Rows from a dataset of charts and code:
= = = = = = =

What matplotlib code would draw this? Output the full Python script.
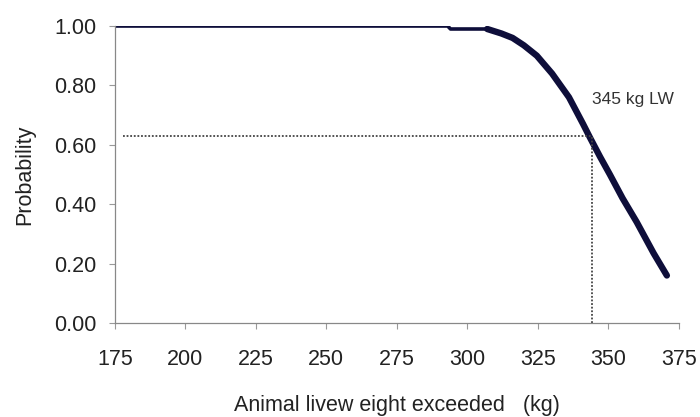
import matplotlib

matplotlib.use("Agg")
import matplotlib.pyplot as plt

# exceedance curve
liveweight = [175, 250, 293, 294, 300, 305.5, 307, 312, 316, 320, 324.6, 330, 336, 341,
              343.4, 347, 350.5, 355, 360, 366, 370.7]
probability = [1.0, 1.0, 1.0, 0.99, 0.99, 0.99, 0.99, 0.975, 0.96, 0.935, 0.90,
               0.84, 0.76, 0.67, 0.625, 0.56, 0.50, 0.42, 0.34, 0.235, 0.16]

marker_lw = 344
marker_p = 0.63
marker_label = "345 kg LW"

x_ticks = [175, 200, 225, 250, 275, 300, 325, 350, 375]
y_ticks = [0.0, 0.2, 0.4, 0.6, 0.8, 1.0]

plt.rcParams["font.family"] = ["Liberation Sans", "DejaVu Sans"]

fig = plt.figure(figsize=(7.0, 4.17), dpi=100)
ax = fig.add_axes([0.164, 0.2254, 0.806, 0.7122])

line_col = "#0e0e3a"
ax.plot(liveweight, probability, color=line_col, lw=2.6, solid_capstyle="round")
# decline part of the curve is drawn heavier in the original
k = 6
ax.plot(liveweight[k:], probability[k:], color=line_col, lw=4.6, solid_capstyle="round",
        solid_joinstyle="round")

ax.plot([178, marker_lw], [marker_p, marker_p], color="#444444", lw=1.3, ls=(0, (1, 1)))
ax.plot([marker_lw, marker_lw], [0, marker_p], color="#444444", lw=1.3, ls=(0, (1, 1)))
ax.text(marker_lw + 0.3, 0.753, marker_label, fontsize=12.5, color="#333333",
        va="center", ha="left")

ax.set_xlim(175, 375)
ax.set_ylim(0, 1.0)
ax.set_xticks(x_ticks)
ax.set_yticks(y_ticks)
ax.set_yticklabels([f"{v:.2f}" for v in y_ticks])
ax.tick_params(labelsize=15.5, colors="#999999", labelcolor="#222222", length=4, width=0.8)
ax.tick_params(axis="x", pad=15)
ax.tick_params(axis="y", pad=9)

for s in ["top", "right"]:
    ax.spines[s].set_visible(False)
for s in ["left", "bottom"]:
    ax.spines[s].set_color("#888888")
    ax.spines[s].set_linewidth(0.9)

ax.set_ylabel("Probability", fontsize=15.5, color="#222222", labelpad=14)
ax.set_xlabel("Animal livew eight exceeded   (kg)", fontsize=15.5, color="#222222",
              labelpad=18)

fig.savefig("out.png", dpi=100)
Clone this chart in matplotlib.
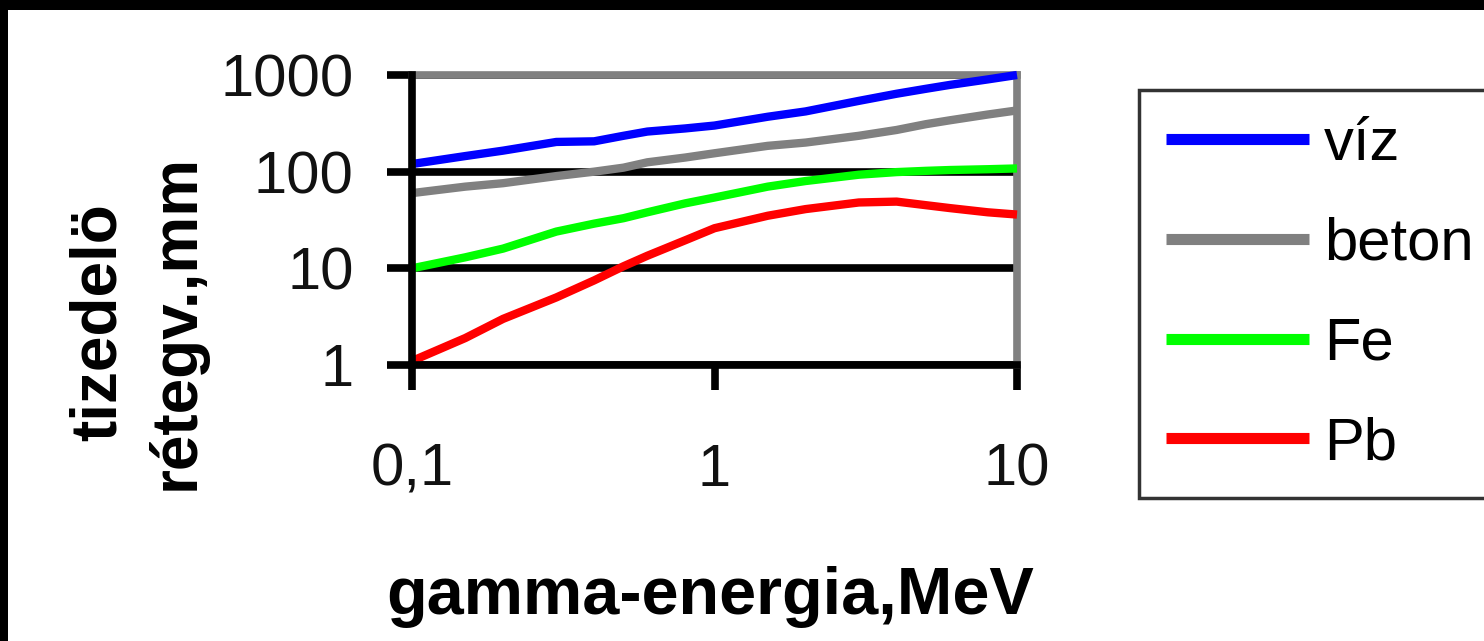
import matplotlib
matplotlib.use("Agg")
import matplotlib.pyplot as plt
from matplotlib.patches import Rectangle

plt.rcParams['font.family'] = ['Liberation Sans', 'DejaVu Sans']

# tizedelő rétegvastagság különböző anyagokra (mm), gamma-energia függvényében (MeV)
energia = [0.1, 0.15, 0.2, 0.3, 0.4, 0.5, 0.6, 0.8, 1, 1.5, 2, 3, 4, 5, 6, 8, 10]
viz = [120, 145, 165, 203, 206, 235, 260, 280, 300, 370, 420, 540, 640, 720, 790, 900, 1000]
beton = [60, 70, 76, 90, 100, 110, 125, 140, 155, 185, 200, 235, 270, 310, 340, 390, 430]
fe = [10, 13, 16, 24, 29, 33, 38, 47, 54, 70, 80, 93, 99, 102, 104, 106, 108]
pb = [1.1, 1.9, 3.0, 5.0, 7.5, 10.5, 13.5, 19.5, 26, 35, 41, 48, 49, 45, 42, 38, 36]

nevek = ["víz", "beton", "Fe", "Pb"]
szinek = ["#0000ff", "#808080", "#00ff00", "#ff0000"]

x_ticks = [0.1, 1, 10]
x_ticklabels = ["0,1", "1", "10"]
y_ticks = [1, 10, 100, 1000]
y_ticklabels = ["1", "10", "100", "1000"]

W, H = 1484, 641
fig = plt.figure(figsize=(W / 100, H / 100), dpi=100)
fig.patch.set_facecolor("white")

# fekete keret a kép tetején és bal oldalán
fig.patches.append(Rectangle((0, 1 - 10 / H), 1, 10 / H, transform=fig.transFigure,
                             facecolor="black", edgecolor="none", zorder=0))
fig.patches.append(Rectangle((0, 0), 8 / W, 1, transform=fig.transFigure,
                             facecolor="black", edgecolor="none", zorder=0))

ax = fig.add_axes([412 / W, 1 - 365 / H, (1017 - 412) / W, (365 - 75) / H])
ax.set_xscale("log")
ax.set_yscale("log")
ax.set_xlim(0.1, 10)
ax.set_ylim(1, 1000)

for adat, nev, szin in zip([viz, beton, fe, pb], nevek, szinek):
    ax.plot(energia, adat, color=szin, lw=6, label=nev, clip_on=False,
            solid_joinstyle="round", solid_capstyle="butt", zorder=3)

# rácsvonalak
ax.minorticks_off()
ax.yaxis.grid(True, color="black", lw=5.5)
ax.xaxis.grid(False)
ax.set_axisbelow(True)

ax.spines["left"].set_color("black")
ax.spines["bottom"].set_color("black")
ax.spines["top"].set_color("#808080")
ax.spines["right"].set_color("#808080")
for s in ax.spines.values():
    s.set_linewidth(5.5)
ax.spines["left"].set_zorder(4)
ax.spines["bottom"].set_zorder(4)

ax.set_xticks(x_ticks)
ax.set_xticklabels(x_ticklabels)
ax.set_yticks(y_ticks)
ax.set_yticklabels(y_ticklabels)
ax.tick_params(axis="both", direction="out", length=18, width=5.5, color="black",
               labelsize=43, labelcolor="#111111")
ax.tick_params(axis="y", pad=24)
ax.tick_params(axis="x", pad=38)

fig.text(710 / W, 1 - 597 / H, "gamma-energia,MeV", ha="center", va="center",
         fontsize=48, fontweight="bold")
fig.text(138 / W, 1 - 322 / H, "tizedelö\nrétegv.,mm", ha="center", va="center",
         rotation=90, fontsize=46, fontweight="bold", linespacing=1.35,
         multialignment="center")

leg = fig.legend(loc="upper left", bbox_to_anchor=(1139 / W, 1 - 90 / H),
                 fontsize=43, frameon=True, fancybox=False, handlelength=2.4,
                 handletextpad=0.25, borderpad=0.45, labelspacing=0.75,
                 borderaxespad=0)
leg.get_frame().set_edgecolor("black")
leg.get_frame().set_linewidth(2.5)
for ln in leg.get_lines():
    ln.set_linewidth(8)

fig.savefig("out.png", dpi=100, facecolor="white")
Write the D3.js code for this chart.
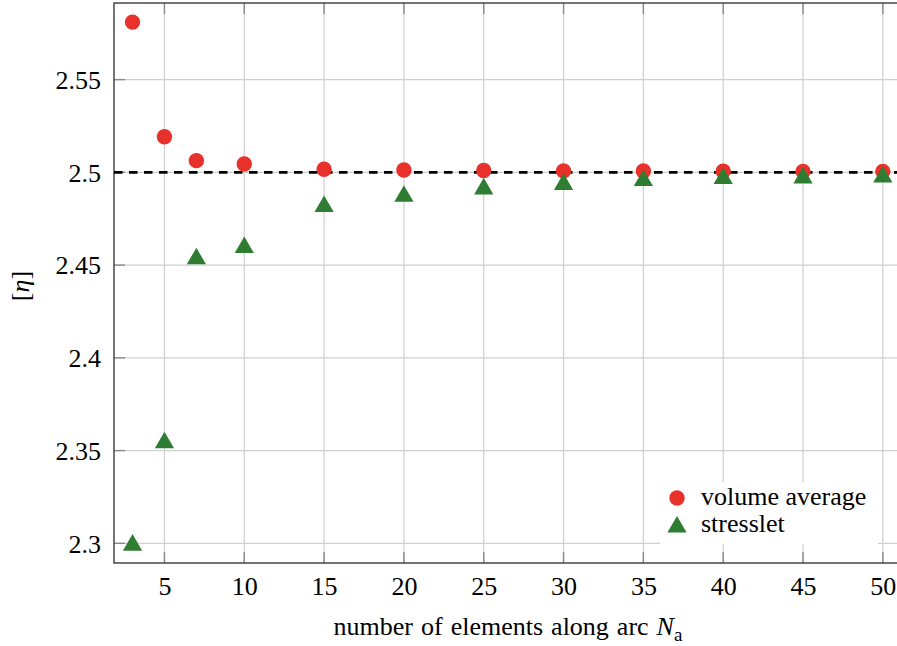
<!DOCTYPE html>
<html>
<head>
<meta charset="utf-8">
<script src="https://cdn.jsdelivr.net/npm/d3@7"></script>
<style>
  html, body { margin: 0; padding: 0; background: #fff; }
  svg { display: block; }
  svg text { font-family: "Liberation Serif", "Times New Roman", Times, "DejaVu Serif", serif !important; }
</style>
</head>
<body>
<svg id="chart" width="897" height="646"></svg>
<script>
// ---- data ----
const elements = [3, 5, 7, 10, 15, 20, 25, 30, 35, 40, 45, 50];
const volumeAverage = [2.581, 2.5192, 2.5063, 2.5045, 2.5017, 2.5013, 2.5010, 2.5008, 2.5007, 2.5006, 2.5005, 2.5005];
const stresslet = [2.299, 2.3542, 2.4534, 2.4595, 2.4816, 2.4871, 2.4911, 2.4935, 2.4956, 2.4967, 2.4970, 2.4975];
const referenceValue = 2.5;
const xTicks = [5, 10, 15, 20, 25, 30, 35, 40, 45, 50];
const yTicks = [2.3, 2.35, 2.4, 2.45, 2.5, 2.55];
const yTickLabels = ["2.3", "2.35", "2.4", "2.45", "2.5", "2.55"];
const seriesNames = ["volume average", "stresslet"];

// ---- layout ----
const svg = d3.select("#chart");
const L = 114, R = 902, T = 3, B = 563;
const x = d3.scaleLinear().domain([1.84, 51.2]).range([L, R]);
const y = d3.scaleLinear().domain([2.2894, 2.5913]).range([B, T]);
const red = "#e8312a", green = "#2f7d33";
const fs = 26;
const ink = "#000";

// grid
const grid = svg.append("g");
grid.selectAll("line.gx").data(xTicks).join("line")
  .attr("x1", d => x(d)).attr("x2", d => x(d)).attr("y1", T).attr("y2", B)
  .attr("stroke", "#cfcfcf").attr("stroke-width", 1.2);
grid.selectAll("line.gy").data(yTicks).join("line")
  .attr("y1", d => y(d)).attr("y2", d => y(d)).attr("x1", L).attr("x2", R)
  .attr("stroke", "#cfcfcf").attr("stroke-width", 1.2);

// inner ticks
const tk = 11;
const ticks = svg.append("g").attr("stroke", "#8a8a8a").attr("stroke-width", 1.4);
ticks.selectAll("line.bx").data(xTicks).join("line")
  .attr("x1", d => x(d)).attr("x2", d => x(d)).attr("y1", B).attr("y2", B - tk);
ticks.selectAll("line.tx").data(xTicks).join("line")
  .attr("x1", d => x(d)).attr("x2", d => x(d)).attr("y1", T).attr("y2", T + tk);
ticks.selectAll("line.ly").data(yTicks).join("line")
  .attr("y1", d => y(d)).attr("y2", d => y(d)).attr("x1", L).attr("x2", L + tk);

// axes via d3
const xAxis = d3.axisBottom(x).tickValues(xTicks).tickSize(0).tickPadding(14).tickFormat(d3.format("d"));
const yAxis = d3.axisLeft(y).tickValues(yTicks).tickSize(0).tickPadding(13).tickFormat((d, i) => yTickLabels[i]);
const gx = svg.append("g").attr("transform", `translate(0,${B})`).call(xAxis);
const gy = svg.append("g").attr("transform", `translate(${L},0)`).call(yAxis);
[gx, gy].forEach(g => {
  g.select(".domain").remove();
  g.attr("font-family", null);
  g.selectAll("text").attr("font-size", fs).attr("fill", ink);
});
gx.selectAll("text").attr("dy", "0.71em");
gy.selectAll("text").attr("dy", "0.34em");

// frame
svg.append("rect").attr("x", L).attr("y", T).attr("width", R - L).attr("height", B - T)
  .attr("fill", "none").attr("stroke", "#3a3a3a").attr("stroke-width", 1.4);

// reference dashed line
svg.append("line").attr("x1", L).attr("x2", R).attr("y1", y(referenceValue)).attr("y2", y(referenceValue))
  .attr("stroke", "#000").attr("stroke-width", 2.6).attr("stroke-dasharray", "8.5,6.5");

// markers
const triR = 11.1;
const triPath = r => `M0,${-r}L${0.866 * r},${0.5 * r}L${-0.866 * r},${0.5 * r}Z`;
const pts = elements.map((e, i) => ({ e, v: volumeAverage[i], s: stresslet[i] }));
svg.append("g").selectAll("circle").data(pts).join("circle")
  .attr("cx", d => x(d.e)).attr("cy", d => y(d.v)).attr("r", 7.7).attr("fill", red);
svg.append("g").selectAll("path").data(pts).join("path")
  .attr("transform", d => `translate(${x(d.e)},${y(d.s)})`).attr("d", triPath(triR)).attr("fill", green);

// legend
const lg = svg.append("g");
lg.append("rect").attr("x", 660).attr("y", 482).attr("width", 218).attr("height", 62).attr("fill", "#fff");
lg.append("circle").attr("cx", 677).attr("cy", 498).attr("r", 7.7).attr("fill", red);
lg.append("path").attr("transform", "translate(677,527)").attr("d", triPath(triR)).attr("fill", green);
lg.append("text").attr("x", 701).attr("y", 505).attr("font-size", fs).attr("fill", ink).text(seriesNames[0]);
lg.append("text").attr("x", 701).attr("y", 532).attr("font-size", fs).attr("fill", ink).text(seriesNames[1]);

// axis titles
const xl = svg.append("text").attr("x", 508).attr("y", 635).attr("text-anchor", "middle")
  .attr("font-size", fs).attr("fill", ink).attr("word-spacing", 1.5);
xl.append("tspan").text("number of elements along arc ");
xl.append("tspan").attr("font-style", "italic").text("N");
xl.append("tspan").attr("font-size", 19).attr("dy", 6).text("a");

const yl = svg.append("text").attr("transform", "translate(29,286) rotate(-90)").attr("text-anchor", "middle")
  .attr("font-size", fs).attr("fill", ink);
yl.append("tspan").text("[");
yl.append("tspan").attr("font-style", "italic").text("η");
yl.append("tspan").text("]");
</script>
</body>
</html>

= = = = = = =

STATED EXERCISE: Pictures are excluded; extract exactly the lines from the start of the data through the line that holds "0.84, 0.76, 0.67, 0.625, 0.56, 0.50, 0.42, 0.34, 0.235, 0.16]", both ends included.

SOLUTION TO THIS PROBLEM:
What matplotlib code would draw this? Output the full Python script.
import matplotlib

matplotlib.use("Agg")
import matplotlib.pyplot as plt

# exceedance curve
liveweight = [175, 250, 293, 294, 300, 305.5, 307, 312, 316, 320, 324.6, 330, 336, 341,
              343.4, 347, 350.5, 355, 360, 366, 370.7]
probability = [1.0, 1.0, 1.0, 0.99, 0.99, 0.99, 0.99, 0.975, 0.96, 0.935, 0.90,
               0.84, 0.76, 0.67, 0.625, 0.56, 0.50, 0.42, 0.34, 0.235, 0.16]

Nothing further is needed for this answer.